Sen. Richard Shelby of Alabama, the top Republican on the intelligence panel, supports most aspects of the Bush plan, but says the new department should have an active role in directing intelligence-gathering.

"If they are just consumers and not collectors -- that's what we have now," Shelby said.

Andy Messing, executive director of the National Defense Council Foundation, said that the new department must be able to fire people who make mistakes. "If you don't have accountability and responsibility, all you're doing is creating a new bureaucracy and another circus tent."

Larry Wortzel, a foreign policy expert at the Heritage Foundation, a conservative think tank, says the CIA and FBI should remain separate but be willing to share what they know.

"You don't let hundreds or thousands of Americans get killed because some agency wants to play James Bond," Wortzel said.
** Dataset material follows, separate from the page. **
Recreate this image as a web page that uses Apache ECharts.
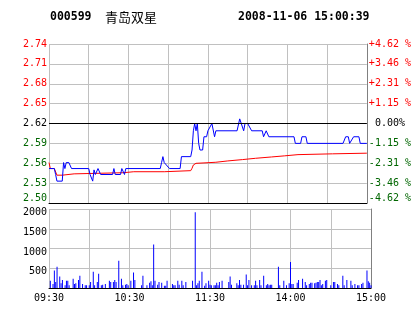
<!DOCTYPE html>
<html>
<head>
<meta charset="utf-8">
<script src="https://cdn.jsdelivr.net/npm/echarts@6/dist/echarts.min.js"></script>
<style>
html,body{margin:0;padding:0;background:#fff;}
#chart{width:414px;height:314px;}
</style>
</head>
<body>
<div id="chart"></div>
<script>
// ---- text ----
const stockCode = '000599';
const stockName = '青岛双星';
const timestamp = '2008-11-06 15:00:39';
const prevClose = 2.62;

// ---- tick labels ----
const xTickLabels = ['09:30', '', '10:30', '', '11:30', '', '14:00', '', '15:00'];
const pctLabels = ['-4.62 %', '-3.46 %', '-2.31 %', '-1.15 %', ' 0.00%', '+1.15 %', '+2.31 %', '+3.46 %', '+4.62 %'];
const volLabels = ['', '500', '1000', '1500', '2000'];

// ---- price line (minute index, price) ----
const priceMin = [0,4,5,6,10,11,12,13,15,17,30,31,33,34,35,36,37,38,39,48,49,50,54,55,56,57,58,
  84,85,86,87,88,91,99,100,107,108,109,110,111,112,113,114,116,117,119,120,121,123,125,126,
  142,144,147,148,150,153,161,162,164,166,185,186,190,191,194,195,222,224,226,227,230,234,235,240];
const priceVal = [2.552,2.552,2.543,2.533,2.533,2.561,2.552,2.561,2.561,2.552,2.552,2.543,2.533,2.550,2.543,2.543,2.552,2.552,2.543,2.543,2.552,2.543,2.543,2.552,2.552,2.543,2.552,
  2.552,2.561,2.570,2.561,2.561,2.552,2.552,2.570,2.570,2.580,2.609,2.620,2.609,2.620,2.590,2.580,2.580,2.600,2.600,2.609,2.609,2.620,2.600,2.609,
  2.609,2.627,2.609,2.620,2.620,2.609,2.609,2.600,2.609,2.600,2.600,2.590,2.590,2.600,2.600,2.590,2.590,2.600,2.600,2.590,2.600,2.600,2.590,2.590];

// ---- average price line ----
const avgMin = [0,1,4,6,10,11,19,20,56,64,87,88,107,108,109,111,117,126,135,146,156,168,178,188,214,240];
const avgVal = [2.561,2.552,2.552,2.542,2.542,2.544,2.544,2.5453,2.5457,2.5472,2.5472,2.5488,2.5488,2.5524,2.5574,2.5599,2.5605,2.5615,2.5635,2.5655,2.5675,2.5695,2.5712,2.5730,2.5742,2.5752];

// ---- volume bars ----
const volMin = [1,3,4,5,6,8,9,10,12,13,14,15,18,19,20,22,23,25,27,28,30,31,33,34,36,37,39,40,42,45,46,48,49,50,52,54,55,57,58,59,
  61,63,64,69,70,73,75,76,77,78,79,81,82,84,86,87,88,92,93,94,96,97,99,100,102,107,109,110,111,112,114,116,117,119,120,
  121,123,124,125,126,127,129,134,135,136,140,141,142,143,145,147,148,149,151,153,154,155,157,158,160,162,163,164,165,166,
  171,172,175,177,179,180,181,182,185,186,189,191,192,194,195,196,198,199,200,201,202,203,204,206,207,210,212,213,215,216,
  219,220,222,225,226,228,230,231,233,234,237,238,239,240];
const volVal = [185,100,440,150,540,290,120,200,70,185,185,70,235,100,120,200,310,100,70,70,70,150,410,70,150,360,70,85,100,185,150,150,200,150,690,235,70,85,100,70,
  185,390,200,70,310,70,135,170,70,1100,185,85,150,135,60,60,185,100,70,70,185,85,185,70,150,185,1915,70,120,185,410,60,120,185,85,
  70,70,70,135,70,150,185,150,290,85,120,70,200,85,85,340,70,200,70,70,185,70,200,70,310,70,100,70,85,85,
  540,70,185,70,120,660,100,100,135,200,235,150,70,100,135,135,120,135,150,150,200,70,100,185,200,70,150,150,100,70,
  310,70,200,185,70,100,70,70,100,135,440,170,135,70];

const zip = (a, b) => a.map((v, i) => [v, b[i]]);

const MONO = 'DejaVu Sans Mono';
const RED = '#ff0000', GREEN = '#006600', BLACK = '#000000', GRID = '#c0c0c0';
const base = {fontFamily: MONO, fontSize: 10};
const richStyles = {
  r: Object.assign({color: RED}, base),
  k: Object.assign({color: BLACK}, base),
  g: Object.assign({color: GREEN}, base),
  gb: Object.assign({color: GREEN, padding: [0, 0, 9, 0]}, base),
  v: Object.assign({color: BLACK, padding: [7, 0, 0, 0]}, base)
};

const chart = echarts.init(document.getElementById('chart'), null, {renderer: 'canvas'});
const option = {
  animation: false,
  backgroundColor: '#ffffff',
  textStyle: {fontFamily: MONO},
  graphic: [
    {type: 'text', x: 50, y: 17, style: {text: stockCode, font: 'bold 11.5px "DejaVu Sans Mono"', fill: '#000', verticalAlign: 'middle', textVerticalAlign: 'middle'}},
    {type: 'text', x: 105, y: 17, style: {text: stockName, font: '13px "Noto Sans CJK SC"', fill: '#000', verticalAlign: 'middle', textVerticalAlign: 'middle'}},
    {type: 'text', x: 238, y: 17, style: {text: timestamp, font: 'bold 11.5px "DejaVu Sans Mono"', fill: '#000', verticalAlign: 'middle', textVerticalAlign: 'middle'}}
  ],
  grid: [
    {left: 49, right: 43, top: 44, height: 159},
    {left: 49, right: 43, top: 209, height: 79}
  ],
  xAxis: [
    {type: 'value', gridIndex: 0, min: 0, max: 240, interval: 30,
     axisLine: {show: true, onZero: false, lineStyle: {color: BLACK, width: 1}},
     axisTick: {show: false}, axisLabel: {show: false},
     splitLine: {show: true, lineStyle: {color: GRID, width: 1}}},
    {type: 'value', gridIndex: 1, min: 0, max: 240, interval: 30,
     axisLine: {show: true, onZero: false, lineStyle: {color: BLACK, width: 1}},
     axisTick: {show: false},
     axisLabel: {show: true, margin: 5, fontSize: 10, fontFamily: MONO, color: BLACK,
       formatter: v => xTickLabels[Math.round(v / 30)] || ''},
     splitLine: {show: true, lineStyle: {color: GRID, width: 1}}}
  ],
  yAxis: [
    {type: 'value', gridIndex: 0, position: 'left', min: 2.50, max: 2.74, interval: 0.03,
     axisLine: {show: false}, axisTick: {show: false},
     splitLine: {show: true, lineStyle: {color: GRID, width: 1}},
     axisLabel: {margin: 2, fontSize: 10, fontFamily: MONO, rich: richStyles,
       formatter: (v, idx) => {
         const t = v.toFixed(2);
         let k = Math.abs(v - prevClose) < 0.001 ? 'k' : (v > prevClose ? 'r' : 'g');
         if (idx === 0) k = 'gb';
         return '{' + k + '|' + t + '}';
       }}},
    {type: 'value', gridIndex: 0, position: 'right', min: 0, max: 8, interval: 1,
     axisLine: {show: true, lineStyle: {color: '#808080', width: 1}}, axisTick: {show: false},
     splitLine: {show: false},
     axisLabel: {margin: 2, fontSize: 10, fontFamily: MONO, rich: richStyles,
       formatter: v => {
         const i = Math.round(v);
         let k = i === 4 ? 'k' : (i > 4 ? 'r' : 'g');
         if (i === 0) k = 'gb';
         return '{' + k + '|' + pctLabels[i] + '}';
       }}},
    {type: 'value', gridIndex: 1, position: 'left', min: 0, max: 2000, interval: 500,
     axisLine: {show: false}, axisTick: {show: false},
     splitLine: {show: true, lineStyle: {color: GRID, width: 1}},
     axisLabel: {margin: 2, fontSize: 10, fontFamily: MONO, color: BLACK, rich: richStyles,
       formatter: v => {
         const s = volLabels[Math.round(v / 500)];
         return s ? '{v|' + s + '}' : '';
       }}},
    {type: 'value', gridIndex: 1, position: 'right', min: 0, max: 2000, interval: 500,
     axisLine: {show: true, lineStyle: {color: '#808080', width: 1}}, axisTick: {show: false},
     splitLine: {show: false}, axisLabel: {show: false}}
  ],
  series: [
    {type: 'line', xAxisIndex: 0, yAxisIndex: 0, data: zip(avgMin, avgVal),
     symbol: 'none', showSymbol: false, lineStyle: {color: RED, width: 1}, z: 3,
     markLine: {silent: true, symbol: 'none', label: {show: false},
       lineStyle: {color: BLACK, width: 1, type: 'solid'},
       data: [{yAxis: prevClose}]}},
    {type: 'line', xAxisIndex: 0, yAxisIndex: 0, data: zip(priceMin, priceVal),
     symbol: 'none', showSymbol: false, lineStyle: {color: '#0000ff', width: 1}, z: 4},
    {type: 'bar', xAxisIndex: 1, yAxisIndex: 2, data: zip(volMin, volVal),
     barWidth: 1, itemStyle: {color: '#0000ff'}}
  ]
};
chart.setOption(option);
</script>
</body>
</html>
Rep. David Obey of Wisconsin, the top Democrat on the House Appropriations Committee, told the Washington Post last week that the Bush plan "does nothing to change the mind-set of the FBI and the CIA with respect to their reluctance to talk to each other. The CIA was created to be the Central Intelligence Agency. Instead it becomes just another agency funneling information into another layer of bureaucracy."

Baer, the former CIA field officer, says the challenge in analyzing intelligence is sifting the real threats from the others.

"The problem is that so much of the information you get in terrorism is bogus," Baer said in an interview last week. "They tended to over-disseminate things."

Foster, the former FBI agent, likes the Bush plan but says the new department must shake up the culture of the bureau and other agencies.

"There is a lot of jealousy and infighting that goes on among agencies. That can be fixed, but it has to be fixed at the management level."